A comprehensive plan is broadly aimed at establishing a framework for public officials and the private sector to use in working toward common goals of the community. Comprehensive plans are designed with the intent for a city/county to grow and prosper in the future, not only physically, but also in needs, values, and philosophies. A comprehensive plan can easily be amended, changed, or revised in the future to meet the needs of the residents or businesses. Because of the flexibility of the comprehensive plan, the plan will focus upon the long range goals for the city/county. Development of a comprehensive plan involves cooperation between diverse private interests and various levels of government.
The Iowa Code (Chapter 414.3) makes it clear that zoning regulations must be made in accordance with a local comprehensive plan. According to Chapter 414.3, Code of Iowa, if a city or county is to zone then “…the zoning shall be made in accordance with a comprehensive plan…” All cities and counties that are involved in zoning and land use regulations need to have an updated plan to guide development activities. In general a comprehensive plan should and will contain sections regarding population and housing trends, socio-economic data, economic development, transportation & infrastructure, community facilities and services, physical features, natural resources, parks & recreation and future land uses.
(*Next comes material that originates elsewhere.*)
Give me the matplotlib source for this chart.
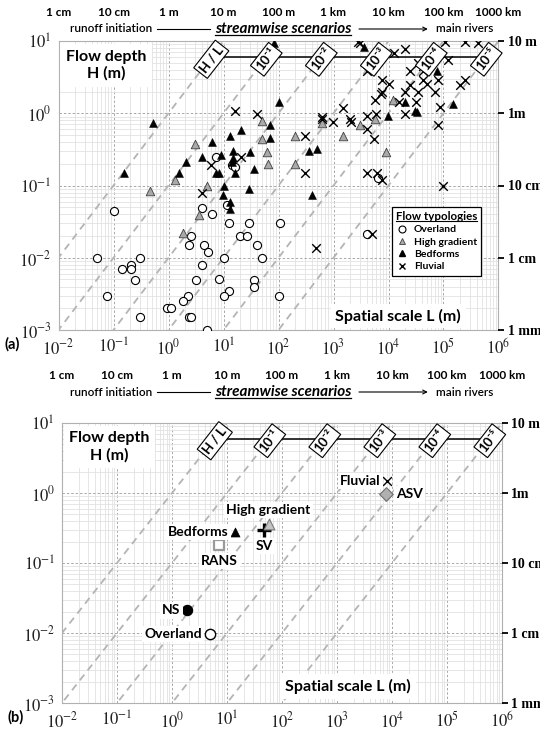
import numpy as np
import matplotlib
matplotlib.use("Agg")
import matplotlib.pyplot as plt
from matplotlib.lines import Line2D
from matplotlib.patches import FancyArrowPatch
from matplotlib.ticker import FixedLocator, FixedFormatter, LogLocator, NullFormatter, NullLocator

plt.rcParams["font.family"] = ["Lato", "DejaVu Sans"]
plt.rcParams["mathtext.fontset"] = "stix"

# ── panel (a): flow depth H (m) vs spatial scale L (m), by flow typology ─────
over_L = [0.10, 4.1, 6.1, 11.4, 7.2, 14.3, 16.4, 2.6, 2.4, 4.5, 5.2, 12.6, 29, 105, 20, 27,
          40, 10, 50, 0.05, 0.145, 0.21, 0.21, 0.30, 0.25, 0.077, 0.30, 4.1, 3.1, 8.3, 36,
          36, 12.6, 10.2, 2.3, 1.86, 0.93, 1.1, 2.4, 2.55, 5.0, 100, 6400, 4000]
over_H = [0.045, 0.049, 0.040, 0.053, 0.25, 0.19, 0.18, 0.020, 0.015, 0.015, 0.012, 0.030,
          0.030, 0.030, 0.020, 0.020, 0.015, 0.010, 0.010, 0.0099, 0.0070, 0.0080, 0.0070,
          0.0099, 0.0049, 0.0030, 0.0015, 0.0080, 0.0049, 0.0051, 0.0049, 0.0040, 0.0035,
          0.0030, 0.0030, 0.0025, 0.0020, 0.0020, 0.0015, 0.0015, 0.0010, 0.0030, 0.126, 0.021]

high_L = [0.46, 3.0, 1.34, 5.1, 3.6, 1.86, 51, 51, 62, 65, 200, 200, 1500, 610, 3000, 5600,
          12200, 8900]
high_H = [0.084, 0.38, 0.118, 0.099, 0.039, 0.022, 0.77, 0.44, 0.29, 0.20, 0.196, 0.48, 0.48,
          0.73, 0.68, 0.83, 1.53, 0.29]

bed_L = [0.52, 0.155, 2.06, 1.54, 6.1, 4.1, 9.0, 7.4, 8.4, 13.1, 21, 15, 15, 14.1, 30, 16, 36,
         10.2, 9.9, 29, 13.4, 12.9, 70, 100, 70, 83, 360, 510, 410, 3600, 9700, 20000, 30000,
         32500, 75000, 150000]
bed_H = [0.73, 0.148, 0.21, 0.147, 0.40, 0.25, 0.265, 0.148, 0.148, 0.49, 0.59, 0.30, 0.24,
         0.21, 0.29, 0.148, 0.167, 0.099, 0.074, 0.089, 0.060, 0.047, 0.68, 1.45, 0.45, 9.5,
         0.30, 0.32, 0.074, 8.2, 0.91, 1.45, 1.09, 1.05, 3.8, 1.34]

fluv_L = [6.0, 4.0, 16.4, 40, 21, 300, 480, 300, 610, 610, 990, 1500, 2000, 2050, 4100, 5500,
          4150, 6000, 20000, 5600, 15500, 32000, 7700, 7300, 20000, 34000, 70000, 7500, 10000,
          24600, 43000, 49500, 80000, 4100, 24600, 43000, 35000, 42000, 122000, 87500, 79000,
          99000, 200000, 246000, 2800, 3000, 12700, 20000, 106000, 246000, 430000, 4000, 6100,
          7500, 5000]
fluv_H = [0.19, 0.079, 1.08, 0.99, 0.25, 0.148, 0.0138, 0.49, 0.88, 0.83, 0.75, 1.17, 0.82,
          0.76, 0.60, 0.44, 0.93, 0.98, 0.99, 1.53, 1.45, 1.45, 1.95, 1.84, 1.95, 1.95, 1.95,
          2.9, 2.5, 2.46, 2.9, 2.5, 2.9, 3.9, 3.85, 3.8, 5.0, 4.5, 5.5, 1.23, 0.69, 0.099, 2.46,
          2.9, 9.8, 9.5, 6.8, 7.7, 9.8, 9.8, 9.5, 0.148, 0.148, 0.12, 0.021]

# ── panel (b): representative scales of typologies and models ────────────────
sum_names = ["NS", "Overland", "RANS", "Bedforms", "SV", "High gradient", "Fluvial", "ASV"]
sum_L = [1.85, 5.0, 7.3, 14, 48, 57, 8000, 7800]
sum_H = [0.021, 0.0098, 0.18, 0.28, 0.30, 0.355, 1.5, 0.97]

# ── reference lines and scale labels ─────────────────────────────────────────
ratios = [1, 1e-1, 1e-2, 1e-3, 1e-4, 1e-5]
ratio_labels = ["H / L", "10⁻¹", "10⁻²", "10⁻³", "10⁻⁴", "10⁻⁵"]
x_decades = [1e-2, 1e-1, 1e0, 1e1, 1e2, 1e3, 1e4, 1e5, 1e6]
x_ticklabels = [r"$\mathrm{10^{-2}}$", r"$\mathrm{10^{-1}}$", r"$\mathrm{10^{0}}$",
                r"$\mathrm{10^{1}}$", r"$\mathrm{10^{2}}$", r"$\mathrm{10^{3}}$",
                r"$\mathrm{10^{4}}$", r"$\mathrm{10^{5}}$", r"$\mathrm{10^{6}}$"]
x_units = ["1 cm", "10 cm", "1 m", "10 m", "100 m", "1 km", "10 km", "100 km", "1000 km"]
y_decades = [1e-3, 1e-2, 1e-1, 1e0, 1e1]
y_ticklabels = [r"$\mathrm{10^{-3}}$", r"$\mathrm{10^{-2}}$", r"$\mathrm{10^{-1}}$",
                r"$\mathrm{10^{0}}$", r"$\mathrm{10^{1}}$"]
y_units = ["1 mm", "1 cm", "10 cm", "1m", "10 m"]
H_LABEL = 6.0   # depth at which the H/L ratio tags sit

W, H = 540, 729
fig = plt.figure(figsize=(W / 100, H / 100), dpi=100)


def px_axes(x0, x1, ytop, ybot):
    return fig.add_axes([x0 / W, 1 - ybot / H, (x1 - x0) / W, (ybot - ytop) / H])


ax_a = px_axes(58.5, 498.5, 41, 330)
ax_b = px_axes(62, 502, 423, 703)

scale_texts = []


def frame(ax, row1_y, row2_y, panel, spatial_xy):
    ax.set_xscale("log")
    ax.set_yscale("log")
    ax.set_xlim(1e-2, 1e6)
    ax.set_ylim(1e-3, 1e1)
    ax.xaxis.set_major_locator(FixedLocator(x_decades))
    ax.xaxis.set_major_formatter(FixedFormatter(x_ticklabels))
    ax.yaxis.set_major_locator(FixedLocator(y_decades))
    ax.yaxis.set_major_formatter(FixedFormatter(y_ticklabels))
    ax.xaxis.set_minor_locator(LogLocator(base=10, subs=np.arange(2, 10), numticks=20))
    ax.yaxis.set_minor_locator(LogLocator(base=10, subs=np.arange(2, 10), numticks=20))
    ax.xaxis.set_minor_formatter(NullFormatter())
    ax.yaxis.set_minor_formatter(NullFormatter())
    ax.tick_params(which="both", length=0, labelsize=12, colors="#222222")
    ax.tick_params(axis="x", pad=5)
    ax.tick_params(axis="y", pad=5)
    ax.grid(which="minor", color="#e2e2e2", lw=0.6, ls="-", zorder=0)
    ax.grid(which="major", color="#a8a8a8", lw=0.7, ls=(0, (2.5, 2)), zorder=0)
    ax.set_axisbelow(True)
    for s in ax.spines.values():
        s.set_color("#b0b0b0")
        s.set_linewidth(0.8)

    # iso-ratio lines H = r L
    Lr = np.array([1e-3, 1e7])
    for r in ratios:
        ax.plot(Lr, r * Lr, color="#b4b4b4", lw=1.3, ls=(0, (4, 3)), zorder=1)
    ax.plot([H_LABEL / ratios[0], H_LABEL / ratios[-1]], [H_LABEL, H_LABEL],
            color="black", lw=1.1, zorder=4)
    for r, lab in zip(ratios, ratio_labels):
        ax.text(H_LABEL / r, H_LABEL * 0.93, lab, rotation=52, fontsize=9.5,
                fontweight="bold", ha="center", va="center", zorder=5,
                bbox=dict(boxstyle="square,pad=0.2", fc="white", ec="black", lw=0.8))

    # right-hand unit labels
    ax2 = ax.twinx()
    ax2.set_yscale("log")
    ax2.set_ylim(ax.get_ylim())
    ax2.yaxis.set_major_locator(FixedLocator(y_decades))
    ax2.yaxis.set_major_formatter(FixedFormatter(y_units))
    ax2.yaxis.set_minor_locator(NullLocator())
    ax2.tick_params(axis="y", direction="out", length=4, width=1.3, pad=2.5, colors="black")
    for lab in ax2.get_yticklabels():
        lab.set_fontfamily("Liberation Serif")
        lab.set_fontweight("bold")
        lab.set_fontsize(10)
    for s in ax2.spines.values():
        s.set_visible(False)

    ax.text(0.108, 0.97, "Flow depth\nH (m)", transform=ax.transAxes, ha="center", va="top",
            fontsize=11.5, fontweight="bold", linespacing=1.25, zorder=6,
            bbox=dict(boxstyle="square,pad=0.35", fc="white", ec="none"))
    ax.text(spatial_xy[0], spatial_xy[1], "Spatial scale L (m)", transform=ax.transAxes,
            ha="center", va="center", fontsize=11.5, fontweight="bold", zorder=6,
            bbox=dict(boxstyle="square,pad=0.3", fc="white", ec="none"))

    # scale bar above the panel
    blend = matplotlib.transforms.blended_transform_factory(ax.transData, fig.transFigure)
    for xv, u in zip(x_decades, x_units):
        ax.text(xv, 1 - row1_y / H, u, transform=blend, ha="center", va="center",
                fontsize=8.5, fontweight="bold", clip_on=False)
    y2 = 1 - row2_y / H
    t1 = fig.text(70 / W, y2, "runoff initiation", ha="left", va="center", fontsize=8.5,
                  fontweight="semibold")
    t2 = fig.text(283 / W, y2, "streamwise scenarios", ha="center", va="center",
                  fontsize=11, fontweight="bold", style="italic")
    t3 = fig.text(493 / W, y2, "main rivers", ha="right", va="center", fontsize=8.5,
                  fontweight="semibold")
    scale_texts.append((t1, t2, t3, y2))

    ax.text(-0.105, -0.05, panel, transform=ax.transAxes, ha="center", va="center",
            fontsize=10.5, fontweight="bold")


frame(ax_a, 13, 29, "(a)", (0.772, 0.048))
frame(ax_b, 376, 392, "(b)", (0.65, 0.06))

# ── panel (a) markers ────────────────────────────────────────────────────────
ax_a.scatter(over_L, over_H, s=34, marker="o", facecolors="white", edgecolors="black",
             linewidths=0.8, zorder=3)
ax_a.scatter(high_L, high_H, s=38, marker="^", facecolors="#a9a9a9", edgecolors="#404040",
             linewidths=0.6, zorder=3)
ax_a.scatter(bed_L, bed_H, s=32, marker="^", color="black", linewidths=0.4, zorder=3)
ax_a.scatter(fluv_L, fluv_H, s=38, marker="x", color="black", linewidths=1.0, zorder=3)

handles = [
    Line2D([], [], ls="", marker="o", mfc="white", mec="black", ms=5, mew=0.8),
    Line2D([], [], ls="", marker="^", mfc="#a9a9a9", mec="#404040", ms=5, mew=0.6),
    Line2D([], [], ls="", marker="^", mfc="black", mec="black", ms=5),
    Line2D([], [], ls="", marker="x", color="black", ms=5, mew=1.0),
]
leg = ax_a.legend(handles, ["Overland", "High gradient", "Bedforms", "Fluvial"],
                  title="Flow typologies", loc="upper left", bbox_to_anchor=(0.745, 0.445),
                  fancybox=False, framealpha=1, edgecolor="black", borderpad=0.4,
                  labelspacing=0.3, handletextpad=0.5, handlelength=1.2,
                  prop=dict(weight="bold", size=7.5),
                  title_fontproperties=dict(weight="bold", size=8.3))
leg.get_frame().set_linewidth(0.9)
leg.set_zorder(7)

# ── panel (b) markers ────────────────────────────────────────────────────────
styles = {
    "NS": dict(marker="o", s=55, facecolors="black", edgecolors="black", linewidths=0.8),
    "Overland": dict(marker="o", s=55, facecolors="white", edgecolors="black", linewidths=1.0),
    "RANS": dict(marker="s", s=55, facecolors="white", edgecolors="#9a9a9a", linewidths=1.6),
    "Bedforms": dict(marker="^", s=42, facecolors="black", edgecolors="black", linewidths=0.5),
    "SV": dict(marker="+", s=110, color="black", linewidths=2.4),
    "High gradient": dict(marker="^", s=60, facecolors="#c4c4c4", edgecolors="#7a7a7a",
                          linewidths=0.8),
    "Fluvial": dict(marker="x", s=40, color="black", linewidths=1.0),
    "ASV": dict(marker="D", s=48, facecolors="#b0b0b0", edgecolors="#6f6f6f", linewidths=0.8),
}
offsets = {
    "NS": ((-4.5, 0), "right", "center"),
    "Overland": ((-6, 0), "right", "center"),
    "RANS": ((0, -11.5), "center", "center"),
    "Bedforms": ((-4.5, 0), "right", "center"),
    "SV": ((0, -12), "center", "center"),
    "High gradient": ((0, 10.5), "center", "center"),
    "Fluvial": ((-4.5, 0), "right", "center"),
    "ASV": ((7, 0), "left", "center"),
}
for name, lv, hv in zip(sum_names, sum_L, sum_H):
    ax_b.scatter([lv], [hv], zorder=5, **styles[name])
    off, ha, va = offsets[name]
    ax_b.annotate(name, (lv, hv), xytext=off, textcoords="offset points", ha=ha, va=va,
                  fontsize=10, fontweight="bold", zorder=6,
                  bbox=dict(boxstyle="square,pad=0.15", fc="white", ec="none"))

# ── underlines and arrows, placed from the rendered text ─────────────────────
fig.canvas.draw()
rend = fig.canvas.get_renderer()
inv = fig.transFigure.inverted()


def underline(text_artist, drop=1.5, lw=0.9):
    b = inv.transform(text_artist.get_window_extent(rend))
    fig.add_artist(Line2D([b[0, 0], b[1, 0]], [b[0, 1] + drop / H] * 2, color="black",
                          lw=lw, transform=fig.transFigure, zorder=10))


for t1, t2, t3, y2 in scale_texts:
    b1 = inv.transform(t1.get_window_extent(rend))
    b2 = inv.transform(t2.get_window_extent(rend))
    b3 = inv.transform(t3.get_window_extent(rend))
    gap = 5 / W
    fig.add_artist(Line2D([b1[1, 0] + gap, b2[0, 0] - gap], [y2, y2], color="black", lw=0.8,
                          transform=fig.transFigure))
    underline(t2)
    fig.add_artist(FancyArrowPatch(
        (b2[1, 0] + gap, y2), (b3[0, 0] - gap, y2), arrowstyle="->", mutation_scale=7,
        lw=0.8, color="black", transform=fig.transFigure))

underline(leg.get_title(), drop=1.0, lw=0.8)

fig.savefig("out.png", dpi=100)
1) The primary stage of a planning program is research and data collection. It is from this supply of data that all decisions will be based, indicating that the more extensive and specific the data is the more accurate and functional the decisions. The following are the broad, general areas of data needed for the information base/inventory: population, housing, economic development, physical features, land use, transportation, public works, community facilities, natural resources, parks and recreation and future land uses.
2) Analysis of the data collected is an ongoing activity conducted at the same time the research and data collection is being pursued. Analysis involves the collection and presentation of data in written and/or graphic form to establish a complete base of existing conditions. Once this base has been established, the analysis proceeds into projection of future trends and growth. Dynamic forces are identified as well as their relative effect on the future.
3) All of this input in turn will facilitate the evolvement of certain broad general goals for the planning area. Objectives involve bringing the goals closer to reality and specifically establishing those accomplishments that are desirable and closer to realizing established goals.
4) The objectives and policy recommendations are the framework for plan preparation. The technical personnel involved in the planning effort prepare the actual comprehensive plan document. Before submission of the plan to the legal bodies concerned, it should have been studied and commented upon all the involved sectors and altered accordingly.
5) Legalization of the plan involves the plan adoption by the local legislative body. Public hearings and wide distribution of the plan should take place before formal adoption proceedings. The plan must meet with the approval of those in the planning area to function properly.
6) Implementation of the plan is not carried out by any one department or agency, but is out of necessity a combined effort of all government, private and related entities. It cannot be emphasized enough that cooperation and coordination are the keys to an effective plan implementation.
According to the Iowa Code, The following sections support the concept that a comprehensive plan should be completed. The following planning related topics are to be prepared in accordance with a city’s “general plan” or comprehensive plan.
- Chapter 414.3 (Zoning ) - Chapter 354.8 (Subdivisions)
- Chapter 368.7(1)(b), 368.11(6) (Annexations)
- Chapter 403.5(2) (Urban Renewal-TIF)
- Chapter 404.2(2) (Urban Revitalization-Tax Abatement)
The State Code outlines that Zoning Ordinances and Subdivision Regulations are the enforcement tools cities may create to use in protecting the intent and policy goals and objectives set forth in a comprehensive plan.
- A plan will reflect changes to the composition of the community/county
- A plan will reflect changes to the physical boundaries or developed portions of the community.
- A plan will reflect current demographic data such as population, housing, economic development and recreation information.
- A plan will provide a current inventory of community and recreation facilities, economic incentives and other programs of the city/county.
- A plan, will serve as an economic development tool to be solicited to potential developers, businesses, housing developers, or industrial prospects.